Professor Lindzen has a very sceptical attitude towards climate models in general. The most recent evidence on which he bases doubt about the model projections is a disagreement between the radiation from the earth as measured by satellite and the corresponding radiation from the models. His most recent paper was co-authored by Dr. Choi, who is South Korean. They published this paper in the Asia Pacific Journal of Atmospheric Sciences in 2011. I work with models, rather than observations. However, the Lindzen and Choi paper claimed that if one changes the surface temperature and looks at the corresponding change in radiation going out from the atmosphere to space, the satellite measurements indicate that the radiative response in the tropics - which constitute half the earth's surface, taking it up to 30 degrees - is stabilising. In other words, increase the temperature and one gets more radiation going into space; it brings it back to where it was. They claim the models are showing that the radiative response is destabilising. Therefore observations show it is stabilising, while models show it is destabilising.
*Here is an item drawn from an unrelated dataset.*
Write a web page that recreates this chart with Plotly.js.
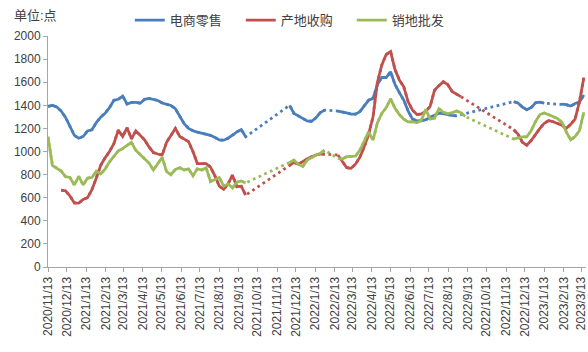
<!DOCTYPE html>
<html>
<head>
<meta charset="utf-8">
<script src="https://cdn.plot.ly/plotly-3.0.1.min.js"></script>
<style>html,body{margin:0;padding:0;background:#fff;}#chart{width:588px;height:352px;}</style>
</head>
<body>
<div id="chart"></div>
<script>
// Weekly observation dates
const dates = [
 '2020-11-13','2020-11-20','2020-11-27','2020-12-04','2020-12-11','2020-12-18','2020-12-25',
 '2021-01-01','2021-01-08','2021-01-15','2021-01-22','2021-01-29','2021-02-05','2021-02-12','2021-02-19','2021-02-26',
 '2021-03-05','2021-03-12','2021-03-19','2021-03-26','2021-04-02','2021-04-09','2021-04-16','2021-04-23','2021-04-30',
 '2021-05-07','2021-05-14','2021-05-21','2021-05-28','2021-06-04','2021-06-11','2021-06-18','2021-06-25',
 '2021-07-02','2021-07-09','2021-07-16','2021-07-23','2021-07-30','2021-08-06','2021-08-13','2021-08-20','2021-08-27',
 '2021-09-03','2021-09-10','2021-09-17','2021-09-24','2021-10-01','2021-10-08','2021-10-15','2021-10-22','2021-10-29',
 '2021-11-05','2021-11-12','2021-11-19','2021-11-26','2021-12-03','2021-12-10','2021-12-17','2021-12-24','2021-12-31',
 '2022-01-07','2022-01-14','2022-01-21','2022-01-28','2022-02-04','2022-02-11','2022-02-18','2022-02-25',
 '2022-03-04','2022-03-11','2022-03-18','2022-03-25','2022-04-01','2022-04-08','2022-04-15','2022-04-22','2022-04-29',
 '2022-05-06','2022-05-13','2022-05-20','2022-05-27','2022-06-03','2022-06-10','2022-06-17','2022-06-24',
 '2022-07-01','2022-07-08','2022-07-15','2022-07-22','2022-07-29','2022-08-05','2022-08-12','2022-08-19','2022-08-26',
 '2022-09-02','2022-09-09','2022-09-16','2022-09-23','2022-09-30','2022-10-07','2022-10-14','2022-10-21','2022-10-28',
 '2022-11-04','2022-11-11','2022-11-18','2022-11-25','2022-12-02','2022-12-09','2022-12-16','2022-12-23','2022-12-30',
 '2023-01-06','2023-01-13','2023-01-20','2023-01-27','2023-02-03','2023-02-10','2023-02-17','2023-02-24',
 '2023-03-03','2023-03-10','2023-03-17'
];

// 电商零售
const retail = [
 1390,1400,1385,1350,1295,1210,1140,1115,1130,1178,1188,1250,1297,1330,1380,1443,1452,1480,1410,1425,
 1425,1418,1452,1460,1450,1442,1420,1410,1398,1370,1303,1240,1200,1180,1168,1158,1150,1140,1122,1100,
 1098,1115,1142,1170,1190,1127,
 null,null,null,null,null,null,null,null,null,
 1400,1330,1308,1290,1265,1262,1292,1337,1358,
 null,null,
 1350,1345,1334,1324,1324,1345,1392,1445,1460,1580,1642,1640,1690,1580,1510,1445,1350,1280,1266,1266,
 1275,1295,1313,1333,1328,1318,1313,1309,
 null,null,null,null,null,null,null,null,null,null,null,null,
 1432,1420,1385,1362,1380,1422,1428,1418,
 null,null,null,
 1410,1405,1393,1415,1428,1490
];

// 产地收购
const origin = [
 null,null,null,
 665,660,615,555,553,585,600,670,770,880,945,1000,1068,1185,1130,1205,1110,1180,1140,1100,1040,990,
 978,970,1080,1140,1200,1130,1110,1085,1000,896,896,896,865,790,700,672,720,795,695,700,622,
 null,null,null,null,null,null,null,null,null,
 880,905,890,915,935,955,970,977,977,
 null,null,
 970,910,860,855,890,950,1040,1150,1300,1600,1750,1840,1865,1710,1619,1560,1430,1358,1320,1325,
 1347,1390,1530,1570,1605,1580,1520,1497,1475,
 null,null,null,null,null,null,null,null,null,null,null,
 1190,1150,1080,1055,1095,1150,1200,1245,1268,1258,1243,1228,1200,1235,1280,1430,1640
];

// 销地批发
const wholesale = [
 1127,880,855,830,782,775,710,785,710,770,775,830,805,848,910,962,1005,1025,1050,1080,
 1010,975,935,900,840,900,950,825,800,845,860,840,850,790,850,840,860,740,758,775,
 700,720,685,735,745,728,
 null,null,null,null,null,null,null,null,null,
 905,925,890,870,925,948,968,985,1012,
 null,null,
 940,935,955,960,960,1010,1098,1170,1098,1250,1330,1380,1455,1375,1320,1280,1257,1257,1250,1270,
 1365,1280,1290,1370,1340,1328,1335,1350,1335,1303,
 null,null,null,null,null,null,null,null,null,null,
 1108,1115,1127,1127,1180,1260,1320,1333,1320,1303,1285,1255,1170,1100,1130,1180,1340
];

const seriesNames = ['电商零售','产地收购','销地批发'];
const seriesColors = ['#4A7EBB','#C0504D','#9BBB59'];
const seriesData = [retail, origin, wholesale];

const tickDates = [
 '2020-11-13','2020-12-13','2021-01-13','2021-02-13','2021-03-13','2021-04-13','2021-05-13','2021-06-13',
 '2021-07-13','2021-08-13','2021-09-13','2021-10-13','2021-11-13','2021-12-13','2022-01-13','2022-02-13',
 '2022-03-13','2022-04-13','2022-05-13','2022-06-13','2022-07-13','2022-08-13','2022-09-13','2022-10-13',
 '2022-11-13','2022-12-13','2023-01-13','2023-02-13','2023-03-13'
];

const FONT = 'Liberation Sans, Arial, "Noto Sans CJK SC", sans-serif';
const traces = [];
// dotted connectors across missing weeks (hidden under solid parts)
seriesData.forEach((ys, i) => {
  traces.push({
    x: dates, y: ys, type: 'scatter', mode: 'lines', connectgaps: true,
    line: {color: seriesColors[i], width: 2.75, dash: '2.75px,3.5px'},
    showlegend: false, hoverinfo: 'skip'
  });
});
seriesData.forEach((ys, i) => {
  traces.push({
    x: dates, y: ys, type: 'scatter', mode: 'lines', connectgaps: false,
    name: seriesNames[i],
    line: {color: seriesColors[i], width: 2.75}
  });
});

const layout = {
  width: 588, height: 352,
  margin: {l: 48, r: 2, t: 36, b: 85},
  paper_bgcolor: '#ffffff', plot_bgcolor: '#ffffff',
  font: {family: FONT, size: 12, color: '#404040'},
  showlegend: true,
  legend: {
    orientation: 'h', x: 0.152, xanchor: 'left', y: 1.069, yanchor: 'middle',
    font: {family: FONT, size: 13, color: '#404040'},
    bgcolor: 'rgba(0,0,0,0)', entrywidth: 66, entrywidthmode: 'pixels',
    traceorder: 'normal'
  },
  xaxis: {
    type: 'date',
    range: ['2020-11-13', '2023-03-20 10:00'],
    tickmode: 'array', tickvals: tickDates, tickformat: '%Y/%-m/%-d',
    tickangle: -90, ticks: 'outside', ticklen: 4, tickcolor: '#A6A6A6',
    ticklabeloverflow: 'allow',
    showline: true, linecolor: '#A6A6A6', linewidth: 1,
    showgrid: false, zeroline: false,
    tickfont: {family: FONT, size: 12, color: '#404040'}
  },
  yaxis: {
    range: [0, 2000], dtick: 200, tick0: 0,
    ticks: 'outside', ticklen: 4, tickcolor: '#A6A6A6',
    showline: true, linecolor: '#A6A6A6', linewidth: 1,
    showgrid: false, zeroline: false,
    tickfont: {family: FONT, size: 12, color: '#404040'}
  },
  annotations: [{
    text: '单位:点', xref: 'paper', yref: 'paper',
    x: -0.067, xanchor: 'left', y: 1.087, yanchor: 'middle',
    showarrow: false, font: {family: FONT, size: 13, color: '#404040'}
  }]
};

Plotly.newPlot('chart', traces, layout, {displayModeBar: false, staticPlot: true});
</script>
</body>
</html>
I am in no position to judge whether these observations are right or wrong, but I wrote a paper in 2012 which is quoted in my report. It examined the consequences of these observations, which are very strong if they are valid. The models would be overestimating climate sensitivity. Nobody in the climate field denies that increasing greenhouse gases has a warming effect on the earth. This is universally accepted by every climate scientist without exception. However, the question of the actual extent of warming that one gets from a doubling of CO2 is something that varies quite a bit from model to model.
In the past 15 years, for example, if one looks at the projections of the models, all the projections are for fairly significant warming. The observations, however, show no warming essentially since 1998. This does not mean that global warming has stopped, but it indicates that there is something going on that we do not understand. The models are projecting continual warming, while the observations have been flat since 1998. The most likely explanation of this is another paper by Tong and Zhao, who are two Chinese-American scientists. They have done a detailed study of the Atlantic multi-decadal oscillation, which is an oscillation of the Atlantic sea surface temperatures with a period of approximately 70 years and a peak amplitude of about 0.4o Celsius. During the period when maximum global warming was occurring up to the 40 years previous to 1994, the Atlantic multi-decadal oscillation was in a period of increasing temperature. Now it is in a phase of decreasing temperature.
The papers by Tong and Choi suggest, or claim, that 40% of the observed warming prior to 1998 was due to the rising phase of the Atlantic multi-decadal oscillation. The current plateau that we are seeing in the global temperature is due to the fact that the Atlantic multi-decadal oscillation is now in a declining or cooling phase. If their results are valid, it would mean that we could have a steady temperature for a while before it starts to go up again when the Atlantic multi-decadal oscillation gets into its positive phase again.